In a warning note to practices, the GPC wrote: ‘GPC has heard a number of understandable concerns regarding recent communications from [HSCIC] about retired QOF indicators for 2014/15… HSCIC suggests that “it is a requirement for general practices to ensure they continue to provide the services linked to these indicators”. This statement is incorrect and is not what was agreed by GPC, NHS Employers and NHS England in the 2014/15 contract negotiations.’

It added that the GPC ‘anticipates a large fall in the recording of many of the retired codes’ as practices ‘now work more appropriately’.

GPC said it was especially concerned about the wording of the document in light of the CQC’s recent use of QOF performance and patient survey results to publicly band GP practices into ‘risk rating’ categories.

It wrote: ‘Following the wholly inappropriate and flawed use of coded data by the CQC as part of its “intelligent monitoring” risk assessment, practices are understandably anxious about how data that is extracted will be used.’

Dr Robert Morley, head of the GPC’s contracts and regulations subcommittee, said: ‘The document is from HSCIC and GPES but forwarded via area teams by NHS England.

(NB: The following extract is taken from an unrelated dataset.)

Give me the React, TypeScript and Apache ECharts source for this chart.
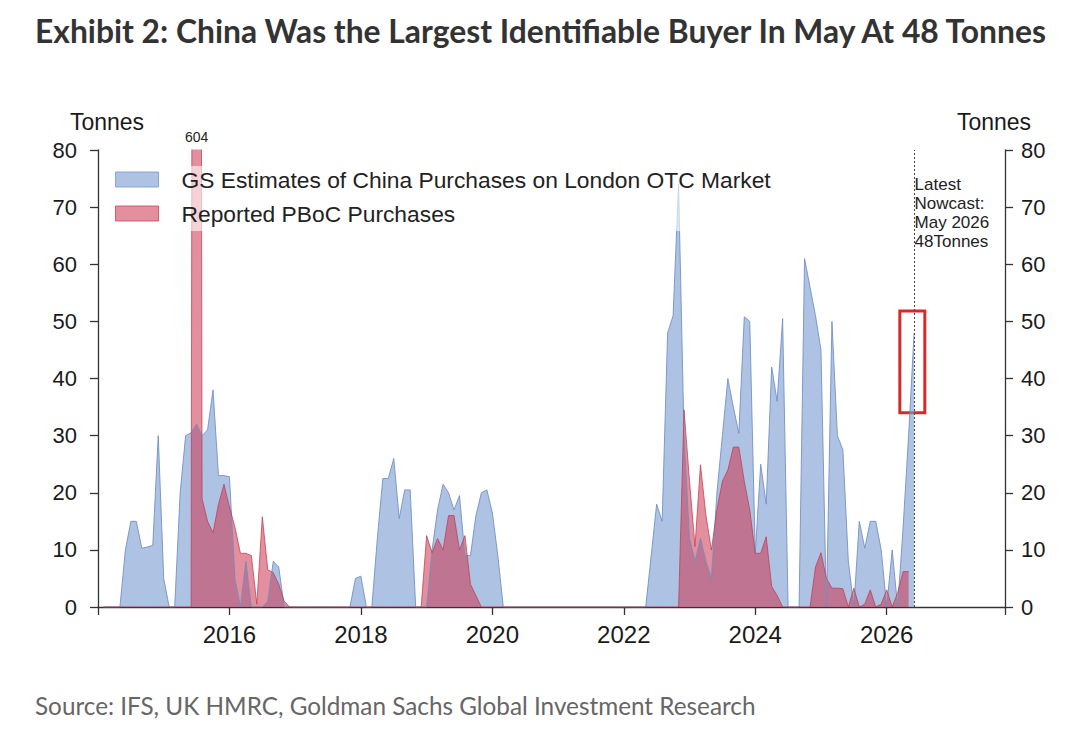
import { useEffect, useRef } from 'react';
import * as echarts from 'echarts';

// first year of the monthly series; every row below is Jan..Dec, plotted at month end
const START_YEAR = 2014;

// GS estimates of China purchases on the London OTC market (tonnes)
const gsEstimates: number[][] = [
  [0, 0, 0, 0, 10, 15, 15, 10.3, 10.5, 10.8, 30, 5],
  [0, 0, 20, 30, 30.5, 32, 30, 31, 38, 23, 23, 22.8],
  [5, 0, 8, 0, 0, 0, 1, 8, 7, 0, 0, 0],
  [0, 0, 0, 0, 0, 0, 0, 0, 0, 0, 5, 5.4],
  [0, 0, 12, 22.5, 22.5, 26, 15.5, 20.5, 20.5, 0, 0, 0],
  [10, 17, 21.5, 20, 17, 19.5, 9, 9, 16, 20, 20.5, 16.5],
  [9, 0, 0, 0, 0, 0, 0, 0, 0, 0, 0, 0],
  [0, 0, 0, 0, 0, 0, 0, 0, 0, 0, 0, 0],
  [0, 0, 0, 0, 9, 18, 15, 48, 51, 74, 30, 12],
  [8, 12, 8, 5, 20, 30, 40, 35, 30.4, 50.8, 50, 9.4],
  [25, 18, 42, 36, 50.5, 0, 0, 0, 61, 56, 51, 45],
  [0, 50, 30, 27.5, 8, 0, 15, 10.3, 15, 15, 10, 0],
  [10, 0, 14, 30, 48],
];

// reported PBoC purchases (tonnes)
const pbocReported: number[][] = [
  [0, 0, 0, 0, 0, 0, 0, 0, 0, 0, 0, 0],
  [0, 0, 0, 0, 0, 604, 19, 15, 13, 18, 21.5, 17.5],
  [14, 9.4, 9.4, 9, 0.5, 15.8, 6.5, 6, 4, 1, 0, 0],
  [0, 0, 0, 0, 0, 0, 0, 0, 0, 0, 0, 0],
  [0, 0, 0, 0, 0, 0, 0, 0, 0, 0, 0, 12.5],
  [9.5, 12, 10, 16, 16, 10, 12.5, 4, 2, 0, 0, 0],
  [0, 0, 0, 0, 0, 0, 0, 0, 0, 0, 0, 0],
  [0, 0, 0, 0, 0, 0, 0, 0, 0, 0, 0, 0],
  [0, 0, 0, 0, 0, 0, 0, 0, 0, 0, 34.5, 22],
  [10.6, 24.9, 16, 10, 17, 22, 24, 28, 28, 22, 17, 9.4],
  [9.4, 12.3, 3.6, 2, 0, 0, 0, 0, 0, 0, 7, 9.5],
  [5, 3.3, 3.3, 3.2, 0, 3.3, 0, 0.5, 3, 0, 0.5, 3],
  [0, 2.5, 6.2, 6.2],
];

const xTickYears = [2016, 2018, 2020, 2022, 2024, 2026];
const yMax = 80;
const yStep = 10;

// annotations
const spikeMonth = 2015 + 6 / 12;
const spikeValue = 604;
const nowcastMonth = 2026 + 5 / 12;
const nowcastLines = ['Latest', 'Nowcast:', 'May 2026', '48Tonnes'];
const nowcastLabelValue = 69;
const boxMonths = [2026.2, 2026.58];
const boxValues = [51.8, 34];

const GS_NAME = 'GS Estimates of China Purchases on London OTC Market';
const PBOC_NAME = 'Reported PBoC Purchases';

const toPairs = (rows: number[][]) =>
  rows.flatMap((row, yi) => row.map((v, mi) => [START_YEAR + yi + (mi + 1) / 12, v]));

const App = () => {
  const chartRef = useRef<HTMLDivElement>(null);

  useEffect(() => {
    document.body.style.margin = '0';
    if (!chartRef.current) return;
    const chart = echarts.init(chartRef.current, undefined, { renderer: 'svg' });

    const blueFill = 'rgba(120,155,210,0.6)';
    const redFill = 'rgba(205,55,80,0.56)';
    const axisColor = '#333';
    const font = 'Liberation Sans, Arial, sans-serif';

    const yAxisBase = {
      type: 'value',
      min: 0,
      max: yMax,
      interval: yStep,
      splitLine: { show: false },
      axisLine: { show: true, lineStyle: { color: axisColor, width: 1.3 } },
      axisTick: { show: true, length: 8, lineStyle: { color: axisColor, width: 1.3 } },
      name: 'Tonnes',
      nameLocation: 'end',
      nameGap: 17,
    };

    const option = {
      animation: false,
      textStyle: { fontFamily: font },
      title: [
        {
          text: 'Exhibit 2: China Was the Largest Identifiable Buyer In May At 48 Tonnes',
          left: 35,
          top: 15,
          padding: 0,
          textStyle: { fontFamily: 'Lato', fontWeight: 'bold', fontSize: 31.8, color: '#333' },
        },
        {
          text: 'Source: IFS, UK HMRC, Goldman Sachs Global Investment Research',
          left: 35,
          top: 693,
          padding: 0,
          textStyle: { fontFamily: 'Lato', fontWeight: 'normal', fontSize: 24.3, color: '#666' },
        },
      ],
      legend: {
        orient: 'vertical',
        left: 110,
        top: 166,
        padding: [2, 8, 6, 5],
        itemGap: 11,
        itemWidth: 43,
        itemHeight: 15,
        icon: 'rect',
        selectedMode: false,
        backgroundColor: 'rgba(255,255,255,0.6)',
        textStyle: { fontFamily: font, fontSize: 22.8, lineHeight: 23, color: '#222', padding: [0, 0, 0, 18] },
        data: [
          { name: GS_NAME, itemStyle: { color: blueFill, borderColor: 'rgba(120,150,205,0.8)', borderWidth: 1 } },
          { name: PBOC_NAME, itemStyle: { color: redFill, borderColor: 'rgba(200,70,90,0.8)', borderWidth: 1 } },
        ],
      },
      grid: { left: 98, right: 75, top: 150, bottom: 127 },
      xAxis: {
        type: 'value',
        min: 2014,
        max: 2027.8,
        interval: 2,
        splitLine: { show: false },
        axisLine: { lineStyle: { color: axisColor, width: 1.3 } },
        axisTick: { show: true, length: 8, lineStyle: { color: axisColor, width: 1.3 } },
        axisLabel: {
          fontSize: 24,
          color: '#1a1a1a',
          margin: 15,
          formatter: (v: number) => (xTickYears.includes(v) ? String(v) : ''),
        },
      },
      yAxis: [
        {
          ...yAxisBase,
          position: 'left',
          axisLabel: { fontSize: 22, color: '#1a1a1a', margin: 21 },
          nameTextStyle: { fontSize: 23, color: '#1a1a1a', padding: [0, 0, 0, 18] },
        },
        {
          ...yAxisBase,
          position: 'right',
          axisLabel: { fontSize: 22, color: '#1a1a1a', margin: 16 },
          nameTextStyle: { fontSize: 23, color: '#1a1a1a', padding: [0, 22, 0, 0] },
        },
      ],
      series: [
        {
          name: GS_NAME,
          type: 'line',
          data: toPairs(gsEstimates),
          color: blueFill,
          showSymbol: false,
          lineStyle: { width: 1, color: 'rgba(110,140,195,0.85)' },
          areaStyle: { color: blueFill, opacity: 1 },
          markLine: {
            silent: true,
            symbol: ['none', 'none'],
            label: { show: false },
            lineStyle: { color: '#444', type: [2, 2], width: 1 },
            data: [{ xAxis: nowcastMonth }],
          },
          markArea: {
            silent: true,
            itemStyle: { color: 'rgba(0,0,0,0)', borderColor: '#d42a2a', borderWidth: 3 },
            data: [[{ coord: [boxMonths[0], boxValues[0]] }, { coord: [boxMonths[1], boxValues[1]] }]],
          },
          markPoint: {
            silent: true,
            symbol: 'rect',
            symbolSize: 1,
            itemStyle: { color: 'rgba(0,0,0,0)' },
            label: {
              show: true,
              position: 'right',
              distance: 0,
              align: 'left',
              fontSize: 17,
              lineHeight: 19,
              color: '#222',
              formatter: nowcastLines.join('\n'),
            },
            data: [{ coord: [nowcastMonth, nowcastLabelValue] }],
          },
        },
        {
          name: PBOC_NAME,
          type: 'line',
          data: toPairs(pbocReported),
          color: redFill,
          showSymbol: false,
          lineStyle: { width: 1, color: 'rgba(190,60,80,0.75)' },
          areaStyle: { color: redFill, opacity: 1 },
          markPoint: {
            silent: true,
            symbol: 'rect',
            symbolSize: 1,
            itemStyle: { color: 'rgba(0,0,0,0)' },
            label: { show: true, position: 'top', distance: 6, fontSize: 14, color: '#222', formatter: '{c}' },
            data: [{ coord: [spikeMonth, yMax], value: spikeValue }],
          },
        },
      ],
    };

    chart.setOption(option);

    return () => {
      chart.dispose();
    };
  }, []);

  return <div ref={chartRef} style={{ width: '1080px', height: '734px' }} />;
};

export default App;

It directly contradicts the contract changes agreement and GPC is taking the matter up urgently with NHS England.

‘My hunch is that this probably represents cock-up rather than conspiracy but nevertheless suggests a deeply worrying lack if understanding by those who should know better of GP contractual obligations, clinical autonomy, the difference between essential services and QOF and the nature of the agreement that was reached.’

He added that there were implications around ‘how practice performance might be judged in future, for example by CQC. and the ‘increasing likelihood of local deals replacing QOF’.

He added: ‘We’ve already seen one disastrous example of this, of course, with the CQC “intelligent” monitoring debacle for those practices that had opted into a local QOF all being given a “high risk” ranking.’

HSCIC was approached for an explanation but said this was a matter for NHS England.

Pulse is still waiting for a clarification from NHS England.

The GPC negotiated wide-ranging changes to the QOF ahead of the 2014/15 contract, including the retirement of 24 indicators worth a total of 185 points from the clinical domain and 14 indicators worth 33 points from the public health domain.